3. Content Strategy: The 75/20/5 Rule
To build a sustainable brand that feels human and drives revenue, use this content ratio:
- 75% Deep Content: Actionable frameworks that solve your customer’s most painful problems. This is the “Steak” of your brand.
- 20% Niche-Wide Content: Broad topics within your space to attract new eyes. These are the “Side Dishes.”
- 5% Personal Content: Your quirks, hobbies, and “isms” (e.g., your love for motorcycles or specific music).
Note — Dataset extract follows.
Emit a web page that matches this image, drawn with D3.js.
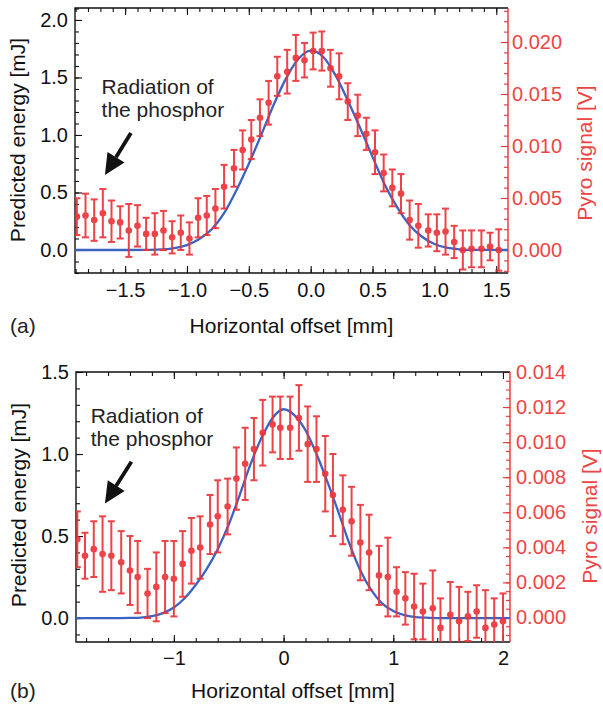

This is the “Dessert” that makes you uncopyable.
4. Operational Sustainability: The Eye of Sauron
Don’t try to be everywhere at once.
- Solo Creators: Pick 1 Primary Platform (where you innovate) and 1 Secondary Platform (where you repurpose).
- Teams: Pick 3 Primary Platforms. Use the Eye of Sauron Approach: Focus all your innovative energy on one platform at a time while the others stay on “Maintenance Mode”.
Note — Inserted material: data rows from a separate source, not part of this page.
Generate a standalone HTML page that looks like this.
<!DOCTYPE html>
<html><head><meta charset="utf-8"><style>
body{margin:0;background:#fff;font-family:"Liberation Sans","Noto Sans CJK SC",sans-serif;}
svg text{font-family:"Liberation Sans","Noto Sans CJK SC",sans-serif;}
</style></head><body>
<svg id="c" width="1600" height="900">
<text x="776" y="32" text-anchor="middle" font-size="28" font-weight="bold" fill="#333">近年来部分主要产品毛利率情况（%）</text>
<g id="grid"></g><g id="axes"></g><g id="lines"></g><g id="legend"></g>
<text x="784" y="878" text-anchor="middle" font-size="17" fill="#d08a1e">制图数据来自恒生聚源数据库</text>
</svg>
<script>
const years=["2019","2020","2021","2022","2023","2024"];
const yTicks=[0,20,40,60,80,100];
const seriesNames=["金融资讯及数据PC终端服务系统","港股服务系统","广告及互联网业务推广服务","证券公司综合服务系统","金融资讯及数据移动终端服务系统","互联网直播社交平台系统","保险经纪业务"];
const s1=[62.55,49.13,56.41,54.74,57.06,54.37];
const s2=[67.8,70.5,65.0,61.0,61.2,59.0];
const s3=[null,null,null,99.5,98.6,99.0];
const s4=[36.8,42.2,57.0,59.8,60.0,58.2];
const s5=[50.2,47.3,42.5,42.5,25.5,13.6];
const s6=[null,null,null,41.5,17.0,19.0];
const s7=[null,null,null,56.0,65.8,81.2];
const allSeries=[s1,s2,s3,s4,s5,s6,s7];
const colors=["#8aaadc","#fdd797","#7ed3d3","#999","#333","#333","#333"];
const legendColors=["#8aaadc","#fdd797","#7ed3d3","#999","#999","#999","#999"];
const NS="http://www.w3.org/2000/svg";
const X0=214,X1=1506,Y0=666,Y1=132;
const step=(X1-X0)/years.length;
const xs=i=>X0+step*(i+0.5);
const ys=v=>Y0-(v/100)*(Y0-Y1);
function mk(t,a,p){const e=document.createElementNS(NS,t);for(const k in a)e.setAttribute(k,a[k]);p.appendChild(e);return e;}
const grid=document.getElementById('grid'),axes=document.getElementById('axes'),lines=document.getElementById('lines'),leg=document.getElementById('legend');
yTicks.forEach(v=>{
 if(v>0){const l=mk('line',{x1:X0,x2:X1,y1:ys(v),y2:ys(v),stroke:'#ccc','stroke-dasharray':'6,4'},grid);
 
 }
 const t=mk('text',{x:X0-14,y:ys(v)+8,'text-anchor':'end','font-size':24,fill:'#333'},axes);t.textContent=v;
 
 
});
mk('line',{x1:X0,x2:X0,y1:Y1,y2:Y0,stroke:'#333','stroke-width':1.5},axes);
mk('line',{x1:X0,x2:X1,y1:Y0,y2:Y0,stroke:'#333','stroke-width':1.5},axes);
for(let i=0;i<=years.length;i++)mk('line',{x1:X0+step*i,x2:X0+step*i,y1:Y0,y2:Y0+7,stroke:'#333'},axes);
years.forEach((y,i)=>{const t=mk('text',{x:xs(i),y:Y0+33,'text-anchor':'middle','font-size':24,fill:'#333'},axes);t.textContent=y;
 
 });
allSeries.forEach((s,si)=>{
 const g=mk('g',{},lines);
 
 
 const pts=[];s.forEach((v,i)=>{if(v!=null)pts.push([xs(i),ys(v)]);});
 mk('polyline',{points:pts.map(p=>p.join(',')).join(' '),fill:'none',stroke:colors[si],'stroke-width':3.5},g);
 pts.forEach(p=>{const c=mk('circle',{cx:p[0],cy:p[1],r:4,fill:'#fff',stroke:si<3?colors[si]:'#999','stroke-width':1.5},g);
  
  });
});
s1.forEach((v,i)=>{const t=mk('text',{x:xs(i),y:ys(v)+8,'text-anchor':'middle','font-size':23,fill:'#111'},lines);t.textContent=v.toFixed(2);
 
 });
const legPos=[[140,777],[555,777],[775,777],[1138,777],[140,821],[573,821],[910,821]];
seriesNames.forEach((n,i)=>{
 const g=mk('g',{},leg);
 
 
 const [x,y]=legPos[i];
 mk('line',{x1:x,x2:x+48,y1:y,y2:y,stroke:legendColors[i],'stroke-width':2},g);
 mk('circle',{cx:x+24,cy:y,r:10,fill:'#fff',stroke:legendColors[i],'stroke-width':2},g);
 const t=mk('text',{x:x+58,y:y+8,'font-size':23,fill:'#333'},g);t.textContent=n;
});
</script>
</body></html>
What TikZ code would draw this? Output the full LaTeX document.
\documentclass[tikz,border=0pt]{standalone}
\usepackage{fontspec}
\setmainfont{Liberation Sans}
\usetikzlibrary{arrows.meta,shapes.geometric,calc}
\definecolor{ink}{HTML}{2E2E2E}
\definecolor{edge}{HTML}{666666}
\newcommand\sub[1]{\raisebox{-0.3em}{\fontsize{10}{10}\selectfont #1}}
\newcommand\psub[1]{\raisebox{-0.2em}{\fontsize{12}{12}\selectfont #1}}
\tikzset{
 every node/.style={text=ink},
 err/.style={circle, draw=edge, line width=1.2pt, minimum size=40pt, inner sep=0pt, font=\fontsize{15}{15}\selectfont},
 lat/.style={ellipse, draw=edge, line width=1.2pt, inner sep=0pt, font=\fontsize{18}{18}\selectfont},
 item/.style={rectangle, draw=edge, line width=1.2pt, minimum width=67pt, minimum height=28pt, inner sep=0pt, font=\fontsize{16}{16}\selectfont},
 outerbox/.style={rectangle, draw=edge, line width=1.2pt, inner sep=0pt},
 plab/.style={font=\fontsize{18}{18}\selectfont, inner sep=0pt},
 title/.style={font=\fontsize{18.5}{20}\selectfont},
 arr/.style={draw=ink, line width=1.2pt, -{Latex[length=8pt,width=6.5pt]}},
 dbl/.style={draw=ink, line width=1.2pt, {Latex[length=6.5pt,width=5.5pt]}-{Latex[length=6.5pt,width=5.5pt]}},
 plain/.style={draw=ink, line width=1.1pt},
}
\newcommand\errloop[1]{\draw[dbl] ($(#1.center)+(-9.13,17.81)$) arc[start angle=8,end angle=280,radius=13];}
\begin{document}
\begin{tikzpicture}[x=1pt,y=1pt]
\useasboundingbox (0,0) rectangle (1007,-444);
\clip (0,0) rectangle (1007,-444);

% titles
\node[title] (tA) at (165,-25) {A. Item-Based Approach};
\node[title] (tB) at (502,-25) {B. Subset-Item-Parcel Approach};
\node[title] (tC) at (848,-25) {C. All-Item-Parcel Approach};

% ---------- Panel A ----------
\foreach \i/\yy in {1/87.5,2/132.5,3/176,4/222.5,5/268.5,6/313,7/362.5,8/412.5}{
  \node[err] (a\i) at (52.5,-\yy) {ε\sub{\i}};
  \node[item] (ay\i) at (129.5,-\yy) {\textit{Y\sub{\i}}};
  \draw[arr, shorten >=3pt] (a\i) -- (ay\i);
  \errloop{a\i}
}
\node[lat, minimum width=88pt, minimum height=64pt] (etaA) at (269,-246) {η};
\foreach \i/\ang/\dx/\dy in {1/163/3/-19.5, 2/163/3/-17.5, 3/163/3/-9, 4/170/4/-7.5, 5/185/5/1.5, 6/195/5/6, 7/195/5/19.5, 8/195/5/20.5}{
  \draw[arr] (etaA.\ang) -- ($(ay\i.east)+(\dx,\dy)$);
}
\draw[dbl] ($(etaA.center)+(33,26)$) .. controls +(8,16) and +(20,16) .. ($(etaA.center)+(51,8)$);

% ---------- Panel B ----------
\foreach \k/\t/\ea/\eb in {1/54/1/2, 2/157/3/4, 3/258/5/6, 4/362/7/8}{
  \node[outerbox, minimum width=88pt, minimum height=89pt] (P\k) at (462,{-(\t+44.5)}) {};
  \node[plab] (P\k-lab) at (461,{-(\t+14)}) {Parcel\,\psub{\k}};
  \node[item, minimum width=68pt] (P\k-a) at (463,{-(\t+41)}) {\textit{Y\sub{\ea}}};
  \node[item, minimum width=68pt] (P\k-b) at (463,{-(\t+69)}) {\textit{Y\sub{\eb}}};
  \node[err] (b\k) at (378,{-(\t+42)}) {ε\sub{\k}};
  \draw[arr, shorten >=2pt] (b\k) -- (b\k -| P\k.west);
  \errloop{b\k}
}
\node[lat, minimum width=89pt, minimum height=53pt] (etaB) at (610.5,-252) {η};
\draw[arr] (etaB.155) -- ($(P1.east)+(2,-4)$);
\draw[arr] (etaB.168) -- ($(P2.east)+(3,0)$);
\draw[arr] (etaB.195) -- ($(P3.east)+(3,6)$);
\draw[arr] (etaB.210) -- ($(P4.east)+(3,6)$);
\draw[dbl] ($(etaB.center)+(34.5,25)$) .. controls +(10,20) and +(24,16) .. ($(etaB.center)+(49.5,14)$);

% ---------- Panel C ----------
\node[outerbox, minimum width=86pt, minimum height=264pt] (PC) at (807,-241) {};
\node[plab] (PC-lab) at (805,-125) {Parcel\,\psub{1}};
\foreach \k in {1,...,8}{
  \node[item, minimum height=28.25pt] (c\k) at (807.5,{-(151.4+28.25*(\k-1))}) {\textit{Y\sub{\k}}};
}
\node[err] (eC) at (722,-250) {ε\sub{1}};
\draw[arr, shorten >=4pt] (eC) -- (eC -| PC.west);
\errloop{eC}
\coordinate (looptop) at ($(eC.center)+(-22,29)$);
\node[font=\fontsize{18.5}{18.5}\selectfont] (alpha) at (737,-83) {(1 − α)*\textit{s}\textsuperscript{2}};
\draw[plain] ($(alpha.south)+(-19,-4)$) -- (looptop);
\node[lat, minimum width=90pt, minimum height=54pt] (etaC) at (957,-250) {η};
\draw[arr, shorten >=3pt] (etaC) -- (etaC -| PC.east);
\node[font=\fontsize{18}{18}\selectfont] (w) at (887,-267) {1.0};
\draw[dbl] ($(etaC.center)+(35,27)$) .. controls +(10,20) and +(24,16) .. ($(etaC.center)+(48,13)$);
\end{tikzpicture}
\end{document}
5. The First Three Videos: Your Launch Roadmap
If you are procrastinating, follow this exact sequence for your first three YouTube uploads:
- The Introduction Video: Share 3-5 pivotal career moments, each paired with a lesson the audience can use.
- The Positioning Deep Dive: A 30+ minute video teaching your core subject through your contrarian lens. This becomes the source material for future content.
- The Experimental Video: Try a wildly different format (a vlog, a rant, a scripted piece) to see what you actually enjoy making.
6. Professionalizing the Process
As your brand grows, you must transition from “Maker” to “Leader.”
- Hiring for Constraints: Never hire for convenience. If you have raw footage but no finished videos, your constraint is editing. Hire an editor first.
- Onboarding via Trust: When giving feedback to a new hire, always provide the “Why” behind the note. This turns a contractor into a high-agency team member.
- Iteration is Everything: The meta-theme of a successful first year is constant iteration. Set a date, post the content, take the data, and change one variable for the next time.
Final Takeaway
Optimize for your customers, not your followers. If you optimize for followers, you’ll get numbers. If you optimize for customers, you’ll get a business. Start lean, stay human, and play the long game.